To enable it, you must first install mod_xsendfile. This is usually available via your package manager (libapache2-mod-xsendfile on Debian and mod_xsendfile from EPEL on EL). Once installed, add the appropriate LoadModule directive to your Apache configuration (LoadModule xsendfile_module /path/to/mod_xsendfile.so, but both the Debian and EPEL packages do this for you upon installation).

The, add XSendFile directives to your proxy configuration:

<Location "/">
     XSendFile on
     XSendFilePath /
</Location>

Next, edit galaxy.yml and make the following change before restarting Galaxy:

galaxy:
    # ...
    apache_xsendfile: true

For this to work, the user under which your Apache server runs will need read access to Galaxy’s files_path directory (by default, database/files/) and its contents. This is most easily done by adding the Apache user to the Galaxy user’s primary group and setting the umask(2) to create files with the group read permission set. If you start Galaxy from the command line, you can do this like so:

admin@server$ sudo usermod -a -G galaxy www-data    # add `www-data` user to `galaxy` group
admin@server$ sudo -iu galaxy
galaxy@server$ umask 027
galaxy@server$ sh run.sh

If you start Galaxy from supervisord, you can set the umask option in the program section after adding the Apache user to the Galaxy group as shown above.

External user authentication

Display Sites

Display sites such as UCSC work not by sending data directly from Galaxy to UCSC via the client’s browser, but by sending UCSC a URL to the data in Galaxy that the UCSC server will retrieve data from.
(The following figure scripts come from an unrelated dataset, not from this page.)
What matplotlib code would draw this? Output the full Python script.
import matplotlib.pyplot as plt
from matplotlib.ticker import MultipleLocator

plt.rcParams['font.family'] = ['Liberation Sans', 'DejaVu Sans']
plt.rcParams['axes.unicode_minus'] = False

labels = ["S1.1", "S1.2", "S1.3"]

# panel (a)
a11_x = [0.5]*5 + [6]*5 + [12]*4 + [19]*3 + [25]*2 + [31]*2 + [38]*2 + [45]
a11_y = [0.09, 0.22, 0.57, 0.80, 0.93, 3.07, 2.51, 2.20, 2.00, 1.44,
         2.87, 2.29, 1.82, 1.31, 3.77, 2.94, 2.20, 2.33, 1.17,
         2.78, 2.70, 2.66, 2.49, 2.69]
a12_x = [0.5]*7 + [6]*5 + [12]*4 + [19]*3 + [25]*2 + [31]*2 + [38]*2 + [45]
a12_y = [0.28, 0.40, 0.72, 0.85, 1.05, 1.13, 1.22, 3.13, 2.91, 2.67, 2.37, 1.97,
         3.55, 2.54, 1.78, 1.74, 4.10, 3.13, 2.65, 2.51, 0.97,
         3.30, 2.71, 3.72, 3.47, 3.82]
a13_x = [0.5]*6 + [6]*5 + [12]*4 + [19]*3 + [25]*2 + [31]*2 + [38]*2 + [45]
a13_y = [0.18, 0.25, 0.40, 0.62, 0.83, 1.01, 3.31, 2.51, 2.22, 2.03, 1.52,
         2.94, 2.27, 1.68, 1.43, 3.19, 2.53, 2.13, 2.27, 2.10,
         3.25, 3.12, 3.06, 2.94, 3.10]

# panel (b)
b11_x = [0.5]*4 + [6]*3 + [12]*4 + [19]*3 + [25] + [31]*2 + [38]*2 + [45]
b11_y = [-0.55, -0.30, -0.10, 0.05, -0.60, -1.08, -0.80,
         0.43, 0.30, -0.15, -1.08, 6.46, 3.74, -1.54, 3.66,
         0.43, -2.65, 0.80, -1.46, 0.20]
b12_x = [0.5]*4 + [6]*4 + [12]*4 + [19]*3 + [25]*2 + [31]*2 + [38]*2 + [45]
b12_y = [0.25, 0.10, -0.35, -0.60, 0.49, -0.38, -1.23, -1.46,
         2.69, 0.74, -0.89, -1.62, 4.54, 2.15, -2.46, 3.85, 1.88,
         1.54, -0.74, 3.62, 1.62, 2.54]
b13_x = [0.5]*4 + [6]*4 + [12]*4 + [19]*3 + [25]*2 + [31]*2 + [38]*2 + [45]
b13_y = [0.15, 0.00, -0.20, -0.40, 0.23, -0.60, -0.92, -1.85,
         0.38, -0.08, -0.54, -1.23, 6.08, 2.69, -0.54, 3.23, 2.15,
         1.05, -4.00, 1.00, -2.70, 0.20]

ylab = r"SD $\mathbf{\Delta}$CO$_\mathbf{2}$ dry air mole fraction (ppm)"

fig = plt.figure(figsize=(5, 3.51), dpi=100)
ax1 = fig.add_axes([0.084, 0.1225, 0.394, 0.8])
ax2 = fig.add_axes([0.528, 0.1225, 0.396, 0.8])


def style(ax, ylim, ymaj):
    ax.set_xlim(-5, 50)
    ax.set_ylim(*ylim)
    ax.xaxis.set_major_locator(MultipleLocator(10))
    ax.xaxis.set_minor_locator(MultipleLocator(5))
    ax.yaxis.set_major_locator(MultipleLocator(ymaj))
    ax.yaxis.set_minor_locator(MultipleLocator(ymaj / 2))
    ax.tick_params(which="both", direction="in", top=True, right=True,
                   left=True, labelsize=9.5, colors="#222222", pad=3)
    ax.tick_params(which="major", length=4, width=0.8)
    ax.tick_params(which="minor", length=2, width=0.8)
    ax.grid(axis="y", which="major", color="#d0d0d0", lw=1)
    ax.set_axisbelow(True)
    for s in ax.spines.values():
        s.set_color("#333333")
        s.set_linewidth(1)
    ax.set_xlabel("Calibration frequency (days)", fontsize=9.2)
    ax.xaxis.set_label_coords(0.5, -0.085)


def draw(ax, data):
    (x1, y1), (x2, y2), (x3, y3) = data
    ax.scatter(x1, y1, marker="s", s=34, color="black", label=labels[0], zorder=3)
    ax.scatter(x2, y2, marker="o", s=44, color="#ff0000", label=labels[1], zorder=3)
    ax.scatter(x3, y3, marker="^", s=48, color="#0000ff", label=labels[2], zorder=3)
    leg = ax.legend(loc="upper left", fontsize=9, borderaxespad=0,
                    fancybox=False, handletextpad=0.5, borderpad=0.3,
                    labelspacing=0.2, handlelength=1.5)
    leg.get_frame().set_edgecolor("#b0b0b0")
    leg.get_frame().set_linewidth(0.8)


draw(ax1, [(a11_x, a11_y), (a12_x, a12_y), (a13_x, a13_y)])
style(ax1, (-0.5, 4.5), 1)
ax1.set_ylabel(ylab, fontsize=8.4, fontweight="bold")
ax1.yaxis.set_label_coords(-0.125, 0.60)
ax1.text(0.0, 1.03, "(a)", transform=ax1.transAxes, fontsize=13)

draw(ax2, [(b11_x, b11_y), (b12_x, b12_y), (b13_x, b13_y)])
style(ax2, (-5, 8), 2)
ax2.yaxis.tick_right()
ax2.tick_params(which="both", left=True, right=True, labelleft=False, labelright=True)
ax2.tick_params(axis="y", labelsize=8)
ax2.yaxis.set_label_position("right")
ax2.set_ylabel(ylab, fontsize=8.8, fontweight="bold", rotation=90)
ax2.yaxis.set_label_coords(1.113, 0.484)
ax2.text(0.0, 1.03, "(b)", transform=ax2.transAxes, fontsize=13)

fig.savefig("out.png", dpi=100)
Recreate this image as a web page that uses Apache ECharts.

Since enabling authentication will place all of Galaxy behind authentication, such display sites will no longer be able to access data via that URL. If display_servers is set to a non-empty value in $galaxy_root/config/galaxy.yml, this tells Galaxy it should allow the named servers access to data in Galaxy. However, you still need to configure Apache to allow access to the datasets. An example config is provided here that allows the UCSC Main/Test backends:

<Location "/root/display_as">
    Satisfy Any
    Order deny,allow
    Deny from all
    Allow from hgw1.cse.ucsc.edu
    Allow from hgw2.cse.ucsc.edu
    Allow from hgw3.cse.ucsc.edu
    Allow from hgw4.cse.ucsc.edu
    Allow from hgw5.cse.ucsc.edu
    Allow from hgw6.cse.ucsc.edu
    Allow from hgw7.cse.ucsc.edu
    Allow from hgw8.cse.ucsc.edu
</Location>

PLEASE NOTE that this introduces a security hole , the impact of which depends on whether you have restricted access to the dataset via Galaxy’s internal dataset permissions.

  • By default, data in Galaxy is public. Normally with a Galaxy server behind authentication in a proxy server this is of little concern since only clients who’ve authenticated can access Galaxy. However, if display site exceptions are made as shown above, anyone could use those public sites to bypass authentication and view any public dataset on your Galaxy server. If you have not changed from the default and most of your datasets are public, you should consider running your own display sites that are also behind authentication rather than using the public ones.
  • For datasets for which access has been restricted to one or more roles (i.e. it is no longer “public”), access for reading via external browsers is only allowed for a brief period, when someone with access permission clicks the “display at…” link. During this period, anyone who has the dataset ID would then be able to use the browser to view this dataset. Although such a scenario is unlikely, it is technically possible.